B-29 would live to fight another day.
Kalinin, as per his usual practice, manoeuvred away rather than inspected, and only raised the periscope when he felt secure.
A swift rotation of the scope yielded the unforgettable image of dying leviathans, the Aquitania ablaze and attended by smaller vessels, seemingly intent on saving life. The USS Ranger was low in the water, so low that her flight deck seemed almost a continuation of the water that was about to claim her.
Intent on leaving the area as safely as possible, Kalinin ordered a course to northwest, removing ShCh 307 from the scene at best speed.
Who hit what would actually not become clear until the end of hostilities, but Kalinin felt sure he had a piece of both vessels, in which he was absolutely correct, none of his torpedoes having been fired in vain.
His first two had struck the Aquitania on her port side, one amidships, the second fifty feet before her stern. Either might have been fatal to the venerable liner, but in tandem, they ensured her end, the resultant fires inhibiting the evacuation of her crew and passengers.
His last two torpedoes had struck the USS Ranger forty feet short of her bow and amidships, the former being right on a bulkhead division, causing the loss of the bow section to flooding. Damage to the next bulkhead meant that the vessel then hastened her own end as momentum drove her forward, causing weight of water to rupture the damaged bulkhead, flooding a further compartment and giving the aircraft carrier a pronounced nose-down aspect.
The latter strike failed to explode, but still penetrated the skin of the warship, permitting the sea to make more steady inroads.
B-29’s torpedoes had condemned the carrier to the depths, flooding her engine spaces and denying the power to drive the fire fighting mains.
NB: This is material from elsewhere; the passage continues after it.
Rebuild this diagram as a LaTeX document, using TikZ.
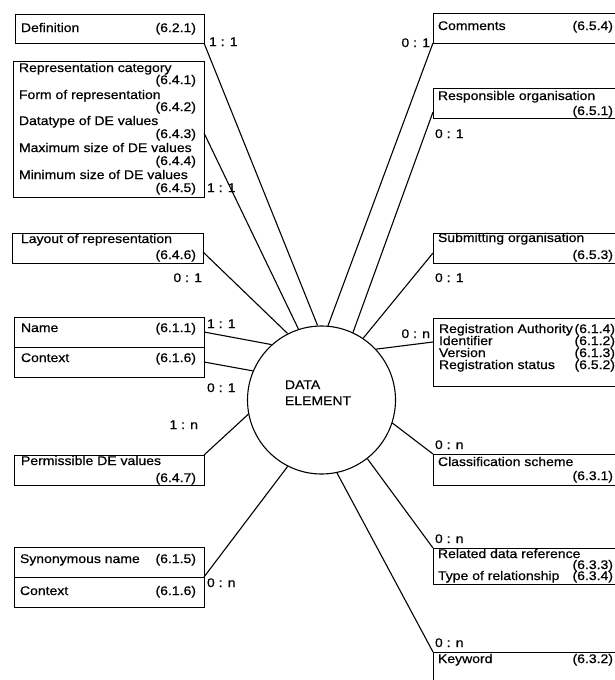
\documentclass[tikz,border=0pt]{standalone}
\usepackage{fontspec}
\setmainfont{Liberation Sans}[FakeStretch=1.12,FakeBold=0.6]
\begin{document}
\begin{tikzpicture}[x=1pt,y=-1pt,
  box/.style={draw, line width=0.7pt, inner sep=0, outer sep=0, anchor=north west},
  txt/.style={inner sep=0, outer sep=0, font=\fontsize{12.5}{14}\selectfont, anchor=base west},
  num/.style={txt, anchor=base east},
  link/.style={line width=1.1pt}]
\useasboundingbox (0,0) rectangle (615,680);
\clip (0,0) rectangle (615,680);
\fill[white] (0,0) rectangle (615,680);

% central entity
\node[circle, draw, line width=1.1pt, minimum size=148pt, inner sep=0] (de) at (321.5,400) {};
\node[txt] (deA) at (285,389) {DATA};
\node[txt] (deB) at (285,405) {ELEMENT};

% left boxes
\node[box, minimum width=189pt, minimum height=29pt] (def) at (15,14) {};
\node[box, minimum width=191pt, minimum height=136pt] (rep) at (13,61) {};
\node[box, minimum width=191pt, minimum height=30pt] (lay) at (12,233) {};
\node[box, minimum width=190pt, minimum height=30pt] (name) at (14,317) {};
\node[box, minimum width=190pt, minimum height=30pt] (ctxa) at (14,347) {};
\node[box, minimum width=190pt, minimum height=30pt] (perm) at (14,455) {};
\node[box, minimum width=190pt, minimum height=30pt] (syn) at (14,547) {};
\node[box, minimum width=190pt, minimum height=30pt] (ctxb) at (14,577) {};

% right boxes (cut by the picture's right edge)
\node[box, minimum width=200pt, minimum height=30pt] (com) at (433,13) {};
\node[box, minimum width=200pt, minimum height=30pt] (resp) at (433,88) {};
\node[box, minimum width=200pt, minimum height=30pt] (subm) at (433,233) {};
\node[box, minimum width=200pt, minimum height=68pt] (reg) at (433,318) {};
\node[box, minimum width=200pt, minimum height=31pt] (cls) at (433,454) {};
\node[box, minimum width=200pt, minimum height=36pt] (rel) at (433,548) {};
\node[box, minimum width=200pt, minimum height=40pt] (kw) at (433,652) {};

% left texts
\node[txt] (tdef) at (21,32) {Definition};
\node[num] (ndef) at (196,32) {(6.2.1)};
\node[txt] (trep1) at (19,72) {Representation category};
\node[num] (nrep1) at (196,84) {(6.4.1)};
\node[txt] (trep2) at (19,99) {Form of representation};
\node[num] (nrep2) at (196,111) {(6.4.2)};
\node[txt] (trep3) at (19,125) {Datatype of DE values};
\node[num] (nrep3) at (196,138) {(6.4.3)};
\node[txt] (trep4) at (19,152) {Maximum size of DE values};
\node[num] (nrep4) at (196,165) {(6.4.4)};
\node[txt] (trep5) at (19,179) {Minimum size of DE values};
\node[num] (nrep5) at (196,192) {(6.4.5)};
\node[txt] (tlay) at (21,243) {Layout of representation};
\node[num] (nlay) at (196,259) {(6.4.6)};
\node[txt] (tname) at (21,332) {Name};
\node[num] (nname) at (196,332) {(6.1.1)};
\node[txt] (tctxa) at (21,362) {Context};
\node[num] (nctxa) at (196,362) {(6.1.6)};
\node[txt] (tperm) at (21,465) {Permissible DE values};
\node[num] (nperm) at (196,482) {(6.4.7)};
\node[txt] (tsyn) at (20,563) {Synonymous name};
\node[num] (nsyn) at (196,563) {(6.1.5)};
\node[txt] (tctxb) at (20,595) {Context};
\node[num] (nctxb) at (196,595) {(6.1.6)};

% right texts
\node[txt] (tcom) at (438,30) {Comments};
\node[num] (ncom) at (613,30) {(6.5.4)};
\node[txt] (tresp) at (438,100) {Responsible organisation};
\node[num] (nresp) at (613,115) {(6.5.1)};
\node[txt] (tsubm) at (438,242) {Submitting organisation};
\node[num] (nsubm) at (613,259) {(6.5.3)};
\node[txt] (treg1) at (439,333) {Registration Authority};
\node[num] (nreg1) at (615,333) {(6.1.4)};
\node[txt] (treg2) at (439,345) {Identifier};
\node[num] (nreg2) at (615,345) {(6.1.2)};
\node[txt] (treg3) at (439,357) {Version};
\node[num] (nreg3) at (615,357) {(6.1.3)};
\node[txt] (treg4) at (439,369) {Registration status};
\node[num] (nreg4) at (615,369) {(6.5.2)};
\node[txt] (tcls) at (438,466) {Classification scheme};
\node[num] (ncls) at (613,480) {(6.3.1)};
\node[txt] (trel1) at (438,558) {Related data reference};
\node[num] (nrel1) at (613,569) {(6.3.3)};
\node[txt] (trel2) at (438,580) {Type of relationship};
\node[num] (nrel2) at (613,580) {(6.3.4)};
\node[txt] (tkw) at (438,663) {Keyword};
\node[num] (nkw) at (613,663) {(6.3.2)};

% cardinalities
\node[txt] (cdef) at (209,46) {1 : 1};
\node[txt] (crep) at (207,192) {1 : 1};
\node[num] (clay) at (202,282) {0 : 1};
\node[txt] (cname) at (207,328) {1 : 1};
\node[txt] (cctxa) at (207,392) {0 : 1};
\node[num] (cperm) at (198,429) {1 : n};
\node[txt] (csyn) at (207,587) {0 : n};
\node[num] (ccom) at (430,47) {0 : 1};
\node[txt] (cresp) at (435,138) {0 : 1};
\node[txt] (csubm) at (435,282) {0 : 1};
\node[num] (creg) at (430,338) {0 : n};
\node[txt] (ccls) at (435,449) {0 : n};
\node[txt] (crel) at (435,543) {0 : n};
\node[txt] (ckw) at (435,647) {0 : n};

% connectors
\draw[link] (def.south east) -- (de.93.4);
\draw[link] ([yshift=-72pt]rep.north east) -- (de.108.3);
\draw[link] ([yshift=-19pt]lay.north east) -- (de.117.2);
\draw[link] (name.east) -- (de.132);
\draw[link] (ctxa.east) -- (de.157.8);
\draw[link] (perm.north east) -- (de.191.5);
\draw[link] (syn.south east) -- (de.243.8);
\draw[link] (com.south west) -- (de.85);
\draw[link] ([yshift=6pt]resp.south west) -- (de.65.8);
\draw[link] ([yshift=10pt]subm.south west) -- (de.56.2);
\draw[link] ([yshift=-24pt]reg.north west) -- (de.43);
\draw[link] (cls.north west) -- (de.342);
\draw[link] (rel.north west) -- (de.308.7);
\draw[link] (kw.north west) -- (de.282.4);
\end{tikzpicture}
\end{document}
When Kalinin had looked, he saw little smoke coming from her, but had not realised that below decks the blazes were running out of control.
B-29’s third torpedo, the first one to detonate, had struck a RCN Corvette fussing round its charges, which corvette had vanished beneath the waves in less than a minute, taking every soul on board with her.
As both submarines now moved away, the sonar operators became the only point of contact with the battle they left behind them.
Sounds of a large vessel sinking beneath the surface were interpreted as the carrier, and both crews claimed her as their own.
It was USS Ranger that succumbed first, the Captain abandoning ship reluctantly, the delay in abandoning ship costing more men their lives as she rolled over and nosedived to the bottom, three hundred and fifty-six of her crew still entombed in the hull. The sinking vessel took an important cargo down with her; one hundred and twenty-one replacement aircraft for the European War.
Around Aquitania, the efforts of fire fighting and rescue went on for many hours. The big liner resisted, and all the time more lives were being saved as she remained stubbornly afloat. Her passengers consisted mainly of US and Canadian air force personnel returning to the ETO from their mother countries, and many had been lost in the explosions and fires. But thanks to the Herculean efforts of the escorts, and the reluctance of the old ship to die, many were saved to fight another day.
Her killer was too far away to hear when the SS Aquitania slipped grudgingly beneath the water at 0914 hrs.
At least five hundred and thirty air force personnel perished in the tragedy, along with one hundred and ninety-seven crewmembers. Over the next few hours, the escort vessels put the survivors ashore in Northern Ireland, one thousand five hundred and fifty-one trained personnel having been saved from death by their excellent efforts; one thousand five hundred and fifty-one aircrew and ground staff who now possessed a very clear hatred of submarines, and all things Russian.